Sandeep Jauhar’s brilliant Heart: A History blends historical events with evocative glimpses into his own experiences as a cardiac surgeon. Befittingly, for an organ that has been considered the ‘driver of emotion and the seat of the soul’, the book pulses with emotion-from that of the path-breaking surgeons who dedicated their lives to making sure the hearts continued to beat, experimenting on themselves in the absence of facilities and the patients who willingly submitted to experimental and uncertain treatments; to his own emotions, uncertainties and fears that powered him through a gruelling medical career, Sandeep Jauhar puts his heart into the history of the organ considered most significant in our collective imaginations.
Read on for seven personal experiences of Sandeep Jauhar-straight from the heart
His deep-seated fear of the heart as the executioner of men in the prime of their lives
“‘It was a heart attack,’ the doctor said, dispelling the family’s belief that a snake had killed their elder. My grandfather had succumbed to the most common cause of death throughout the world, sudden cardiac death after a myocardial infarction, or heart attack, perhaps triggered in his case by fright over the snakebite.”
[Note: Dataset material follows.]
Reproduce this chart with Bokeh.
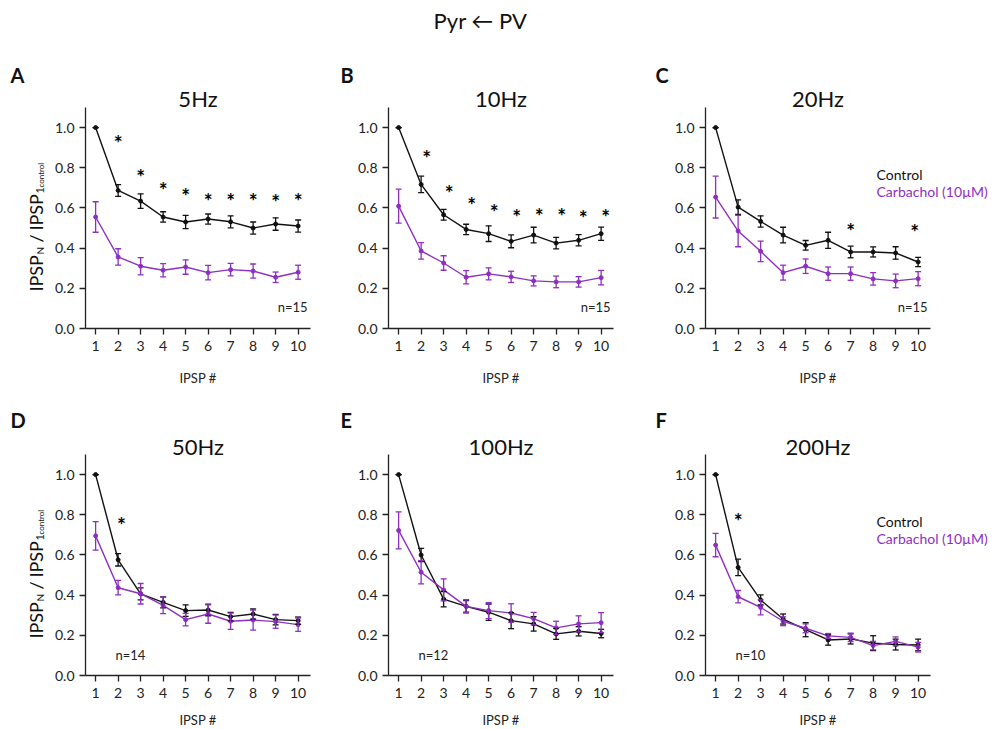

His first dissection of a frog. (He launched on a successful medical career despite the this rather traumatic experience!)
“The electrode tips were way too big, nearly the size of the heart itself. Nevertheless, in a panic, I directed them at the pea- sized organ, forgetting that they were still hooked up to the battery. When they made contact, an electrical spark crackled, singeing the chest. It smelled awful, even worse than the formaldehyde soaked specimens in Mr. Crandall’s storage locker. By the time my mother came outside, I was bawling. I had tortured the poor creature, and moreover had nothing to show for it.”
An emotional connect with the first cadaver he dissected
“Even from our first encounter, my cadaver confounded me. He was South Asian. In the culture I grew up in, people rarely donate their bodies to science; they belong to their loved ones. In his final decision— just before death—my cadaver likely defied the wishes of his family, his children, maybe even his wife. Why? I wondered. Of course, I would never know, but nonetheless I felt a sort of kinship to the body before me. The cadavers, our professor said, might remind us of a person we once knew— a close friend or relative who had passed away. Or perhaps a grandfather who lived only in stale stories.”
The painful loss of a patient despite the grueling hours and work a doctor puts into attempting to save their lives
“Shah never called me to tell me what happened, but the next day I heard from my parents that the patient never made it out of the OR. His blood pressure continued to drop, despite the balloon pump and intravenous medications, and around seven that morning, nearly seven hours after we’d arrived at the hospital, he died, another victim of endocarditis, Osler’s great killer. It was an important lesson for me at that early stage in my career. No matter the extraordinary progress that has been made in heart surgery over the past century, the heart remains a vulnerable organ. Despite our best efforts, cardiac patients still die.”
When fear is both teacher and inspiration
“What motivated the long hours was fear: fear of overlooking something that could hurt a patient, of course, but more immediately fear of rebuke, of being dressed down for mismanagement or an oversight. And so I came to think of my cardiology training as being on dual tracks: learning about the heart, obviously, but also what was in my heart— what I was made of—at the same time.”
The shock of the doctor being put in the same position as the patient
“After Dr. Trost reviewed the images, she called me into the reading room. The gray- and- white pictures were up on a large monitor. White specks, radiographic grit, were in all three of my coronary vessels. The main artery feeding my heart had a 30 to 50 percent obstruction near the opening and a 50 percent blockage in the midportion. There was minor plaque in the other
two arteries, too. Sitting numbly in that dark room, I felt as if I were getting a glimpse of how I was probably going to die.”
…..and moving past a difficult diagnosis
“As another summer winds down, my CT scan is a distant memory. It was supposed to change everything, but in the end it was a hiccup, a PVC, and my life has returned to its normal rhythm. Like when you plan a trip somewhere and you think the place will feel different, the way you see it in pictures, and then you get there and it’s the same as the place you came from: same sky, same air, same clouds. Of course, I’ve made changes. I exercise almost every day now, and I eat better, too. I spend more time with my children and with friends. I still enjoy working hard, but I am no longer so contemptuous of relaxation.”
Affecting, engaging, and beautifully written, Heart: A History takes the full measure of the only organ that can move itself.